This will be a fun one for Grade 4/5 boys. Young Trave plans to be king one day, but in the meantime, the current king of Gadalla, his uncle, won't even let him learn to ride a horse. Trave's life takes a turn when a rider comes to warn his uncle of an impending war, and tries to recruit him as an ally against the "Dark Alliance." His uncle dismisses the warning but allows Trave to head off with the departing rider, happy to be done with this annoying boy. But why does the rider have any interest in Trave? Because the rider turns out to be the king of the neighboring nation of Kapnos, and he knew Trave's father back when he was the fighting king of Gadalla. This King Gris is eager to help Trave become the king not simply that Trave wants to be, but that the neighboring nations need him to be, to stop the Dark Alliance.
And while Trave appreciates being rescued from his uncle, he doesn't like being treated like a schoolboy in need of lessons. He mistakenly believes that being a king means fighting and giving orders, rather than serving. And that makes him susceptible to the flattery of the Dark Alliance's leader, who wants Trave on his side.
This is a quick tale, that has some depth to it, because of the three kingly lessons that Trave needs to know, not just by heart, but in his bones. He finds out, the hard way, that a king needs:
- to learn what is true
- to believe what is true
- to act on what is true
While the author is Christian, that's more notable in the lack of any new age or woke weirdness, rather than the presence of any spiritual dimension to the book. The only diety-mention of any kind is that the bad guys worship and are also terrified of owls.
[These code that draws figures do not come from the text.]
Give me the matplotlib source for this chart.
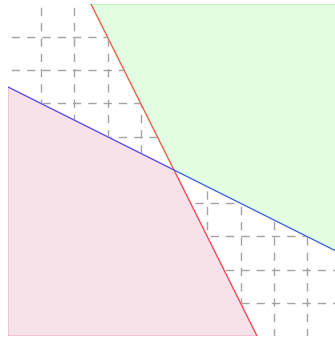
import numpy as np
import matplotlib
matplotlib.use("Agg")
import matplotlib.pyplot as plt
from matplotlib.patches import Polygon

# constraint lines (2x + y = 15, x + 2y = 15)
red_x = [2.5, 7.5]
red_y = [10, 0]
blue_x = [0, 10]
blue_y = [7.5, 2.5]

# feasible region and the region above both lines
feas_x = [0, 0, 5, 7.5]
feas_y = [0, 7.5, 5, 0]
upper_x = [2.5, 10, 10, 5]
upper_y = [10, 10, 2.5, 5]

grid_vals = [1, 2, 3, 4, 5, 6, 7, 8, 9]

plt.rcParams['lines.scale_dashes'] = False
px = 0.72  # one pixel in points at dpi 100

fig = plt.figure(figsize=(3.35, 3.37), dpi=100)
ax = fig.add_axes([7.75 / 335, 0.75 / 337, 332.5 / 335, 332.5 / 337])
ax.set_xlim(0, 10)
ax.set_ylim(0, 10)
ax.axis('off')

dash = (12 * px, (8.3 * px, 7.0 * px))
for g in grid_vals:
    ax.plot([0, 10], [g, g], color='#a4a4a4', lw=1.4 * px, linestyle=dash, zorder=1)
    ax.plot([g, g], [10, 0], color='#a4a4a4', lw=1.4 * px, linestyle=dash, zorder=1)

ax.add_patch(Polygon(np.column_stack([feas_x, feas_y]), closed=True,
                     facecolor='#f8e2ea', edgecolor='#eeaac6',
                     lw=1.6 * px, zorder=2))
ax.add_patch(Polygon(np.column_stack([upper_x, upper_y]), closed=True,
                     facecolor='#e3fde3', edgecolor='#a8f0a8',
                     lw=1.6 * px, zorder=2))

ax.plot(red_x, red_y, color='#ff4848', lw=1.1 * px, zorder=3)
ax.plot(blue_x, blue_y, color='#4050ff', lw=1.1 * px, zorder=3)

fig.savefig('out.png', dpi=100)
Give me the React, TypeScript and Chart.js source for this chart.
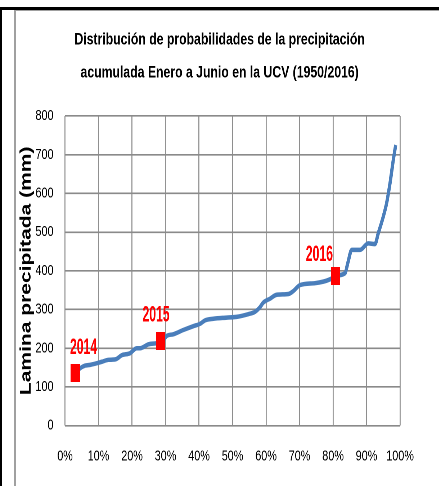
import React, { useEffect, useRef } from 'react';
import { Chart, registerables } from 'chart.js';

Chart.register(...registerables);

// ---- data ----
const PROBABILITY = [3.0, 4.5, 6.0, 7.5, 9.0, 11.0, 13.0, 15.0, 17.0, 19.4, 21.4, 22.4, 24.9, 27.4, 28.9, 30.4, 32.3, 35.3, 38.3, 40.3, 41.8, 44.3, 48.3, 51.2, 54.7, 56.7, 58.2, 59.2, 61.2, 63.2, 66.7, 68.2, 70.1, 74.6, 77.1, 79.1, 81.1, 83.6, 84.4, 85.6, 88.1, 90.5, 92.5, 93.5, 95.0, 96.0, 97.0, 98.0, 98.7];
const PRECIPITATION = [135, 148, 155, 157, 160, 165, 170, 171, 182, 187, 200, 200, 210, 213, 217, 232, 236, 247, 257, 263, 272, 276, 279, 281, 288, 294, 306, 318, 328, 338, 340, 348, 363, 368, 372, 378, 388, 394, 420, 454, 454, 471, 469, 497, 540, 575, 626, 687, 725];

const MARKER_YEARS = ['2014', '2015', '2016'];
const MARKER_PROBABILITY = [3.0, 28.5, 80.7];
const MARKER_PRECIPITATION = [136, 219, 387];

const TITLE_LINES = ['Distribución de probabilidades de la precipitación', 'acumulada Enero a Junio en la UCV (1950/2016)'];
const Y_TITLE = 'Lamina precipitada (mm)';

// ---- layout constants (pre-transform px) ----
const SCALE_X = 0.72;
const W = 610;
const H = 486;
const LABEL_OFFSETS = [[11.8, -19.2], [-6.2, -19.3], [-22.2, -15]];

function makeMarker() {
  const c = document.createElement('canvas');
  c.width = 13;
  c.height = 18;
  const g = c.getContext('2d')!;
  g.fillStyle = '#ff0000';
  g.fillRect(0, 0, 13, 18);
  return c;
}

const yearLabels = {
  id: 'yearLabels',
  afterDatasetsDraw(chart: any) {
    const meta = chart.getDatasetMeta(1);
    const ctx = chart.ctx;
    ctx.save();
    ctx.font = 'bold 22px "Liberation Sans", Arial, sans-serif';
    ctx.fillStyle = '#ff0000';
    ctx.textAlign = 'center';
    ctx.textBaseline = 'alphabetic';
    meta.data.forEach((pt: any, i: number) => {
      const [dx, dy] = LABEL_OFFSETS[i];
      ctx.save();
      ctx.translate(pt.x + dx, pt.y + dy);
      ctx.scale(0.77, 1);
      ctx.fillText(MARKER_YEARS[i], 0, 0);
      ctx.restore();
    });
    ctx.restore();
  },
};

export default function App() {
  const ref = useRef<HTMLCanvasElement>(null);

  useEffect(() => {
    if (!ref.current) return;
    const marker = makeMarker();
    const chart = new Chart(ref.current, {
      type: 'line',
      data: {
        datasets: [
          {
            label: 'Distribución',
            data: PROBABILITY.map((p, i) => ({ x: p, y: PRECIPITATION[i] })),
            borderColor: '#4a7ebb',
            backgroundColor: '#4a7ebb',
            borderWidth: 4.5,
            pointRadius: 0,
            cubicInterpolationMode: 'monotone',
            order: 2,
          },
          {
            label: 'Años',
            data: MARKER_PROBABILITY.map((p, i) => ({ x: p, y: MARKER_PRECIPITATION[i] })),
            showLine: false,
            pointStyle: marker as any,
            pointRadius: 9,
            order: 1,
          },
        ],
      },
      options: {
        animation: false,
        responsive: true,
        maintainAspectRatio: false,
        devicePixelRatio: 2,
        layout: { padding: 0 },
        plugins: {
          legend: { display: false },
          tooltip: { enabled: false },
          title: {
            display: true,
            text: TITLE_LINES,
            color: '#000000',
            font: { family: '"Liberation Sans", Arial, sans-serif', size: 17, weight: 'bold', lineHeight: 33 / 17 },
            padding: { top: 23.5, bottom: 26.5 },
          },
        },
        scales: {
          x: {
            type: 'linear',
            min: 0,
            max: 100,
            grid: { color: '#8e8e8e', lineWidth: 1.4, drawTicks: false },
            border: { display: false },
            ticks: {
              stepSize: 10,
              padding: 22,
              color: '#000000',
              font: { family: '"Liberation Sans", Arial, sans-serif', size: 15 },
              callback: (v: any) => v + '%',
              maxRotation: 0,
            },
            afterFit: (s: any) => { s.height = 60.4; },
          },
          y: {
            type: 'linear',
            min: 0,
            max: 800,
            grid: { color: '#8a8a8a', lineWidth: 1.6, drawTicks: false },
            border: { display: false },
            ticks: {
              stepSize: 100,
              padding: 16,
              color: '#000000',
              font: { family: '"Liberation Sans", Arial, sans-serif', size: 15 },
            },
            title: {
              display: true,
              text: Y_TITLE,
              color: '#000000',
              font: { family: '"Liberation Sans", Arial, sans-serif', size: 21, weight: 'bold' },
              padding: { top: 24.2, bottom: 0 },
            },
            afterFit: (s: any) => { s.width = 90.3; },
          },
          y2: {
            type: 'linear',
            position: 'right',
            display: true,
            grid: { display: false, drawTicks: false },
            border: { display: false },
            ticks: { display: false },
            afterFit: (s: any) => { s.width = 54.4; },
          },
        },
      },
      plugins: [yearLabels],
    } as any);
    return () => chart.destroy();
  }, []);

  return (
    <div style={{ position: 'absolute', left: 0, top: 0, width: 439, height: H, overflow: 'hidden', background: '#ffffff' }}>
      <div style={{ position: 'absolute', left: 0, top: 0, width: W, height: H, transform: `scaleX(${SCALE_X})`, transformOrigin: '0 0' }}>
        <canvas ref={ref} />
      </div>
      <div style={{ position: 'absolute', left: 0, top: 7, width: 439, height: 3, background: '#000' }} />
      <div style={{ position: 'absolute', left: 0, top: 7, width: 2, height: H - 7, background: '#000' }} />
      <div style={{ position: 'absolute', left: 14, top: 10, width: 425, height: 1, background: '#a0a0a0' }} />
      <div style={{ position: 'absolute', left: 14, top: 10, width: 2, height: H - 10, background: '#a0a0a0' }} />
    </div>
  );
}
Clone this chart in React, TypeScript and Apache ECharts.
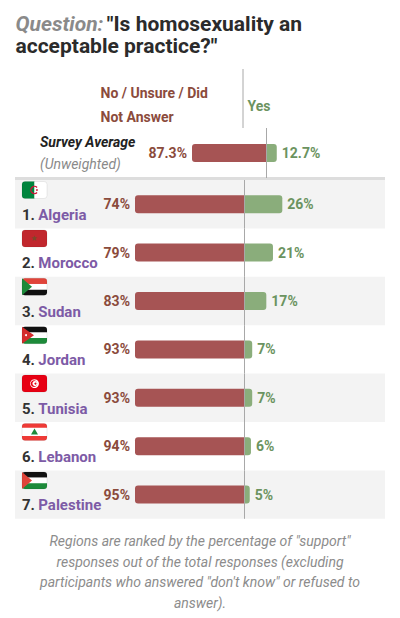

Boys will love the story, and appreciate the twenty or so great pictures, including one of the evil king riding what looks like a miniature (yet still large) T-rex. That's a reason to get the book all on its own! Another highlight is the curious creature Nog, who lives under a bog, and his every line, is always spoken in rhyme.
While this is a little too simple for teens, it's one that'll really appeal to the 9-12 set, and younger even, if Dad is reading it as a bedtime book.
This works well as a stand-alone, but I was initially excited to learn there is both a sequel and a prequel. However, the sequel, Arrow struck me as having too many characters to keep track of, and there was an added mystical dimension thrown in, where a queen and princess used a mirrored portal to unexplainedly travel to another realm. Mysterious can be good when the mystery is eventually revealed, but this magical turn is left unexplained, and that bothered both me and my oldest daughter too when she read it.
The original was good enough that I still checked out the prequel, Shield, and while it might have also suffered from too many characters, it was much more like the original: good, if not quite as great. So I'd recommend just the two - Medallion and Shield – while noting that the content in Arrow is "safe" enough (there's nothing problematic) for any child who wants to complete the series.